A lack of ownership capital, low productivity and bad loan management have been blamed for Vietnamese businesses' poor performance, according to a new credit index report.

The 2011 report was compiled by the Credit Rating of Vietnam Joint Stock Company (CRV) in cooperation with the Presidential Office and the Vietnam Chamber of Commerce and Industry (VCCI).

Inflation, high interest rates and forex fluctuation had an adverse impact on enterprises' operations in the past months, the report said.

In particular, a lot of textile and garment companies suffered huge losses between 2002-09, though the industry had traditionally played a key role in Vietnamese exports. In 2009, the average profit of big companies fell to 13.3 billion VND (640,000 USD) from 15.5 billion VND (745,000 USD) in 2000.

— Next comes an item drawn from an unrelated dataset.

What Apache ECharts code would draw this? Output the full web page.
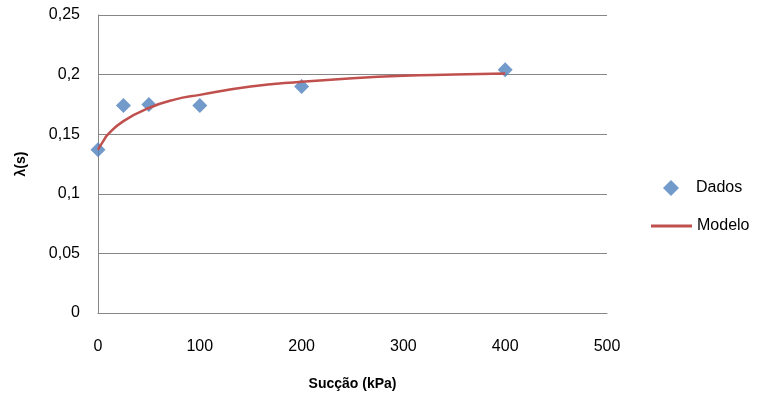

The footwear industry also showed low productivity, which made it less competitive with other sectors, the report said.

It stated that most Vietnamese enterprises were small- or medium-sized with capital of under 50 billion VND (2.4 million USD). Companies that borrowed a lot of capital in comparison with their reserves have operated less efficiently than the rest.

The report also includes a list of 596 Vietnamese businesses and 20 huge commercial banks, which have been rated following nine levels from AAA through C, based on 54 financial criteria.

It also analysed the capabilities of Vietnamese exporters and 100 large corporations, as well as their advanced technology index.

Furthermore, it also assessed the nation's economic situation in 2010, while forecasting possible risks that could threaten sustainable development in 2011.

Doan Duy Khuong, deputy chairman of the VCCI, said the report would help enterprises recognise their positions and suggest them how to enhance their competitiveness./.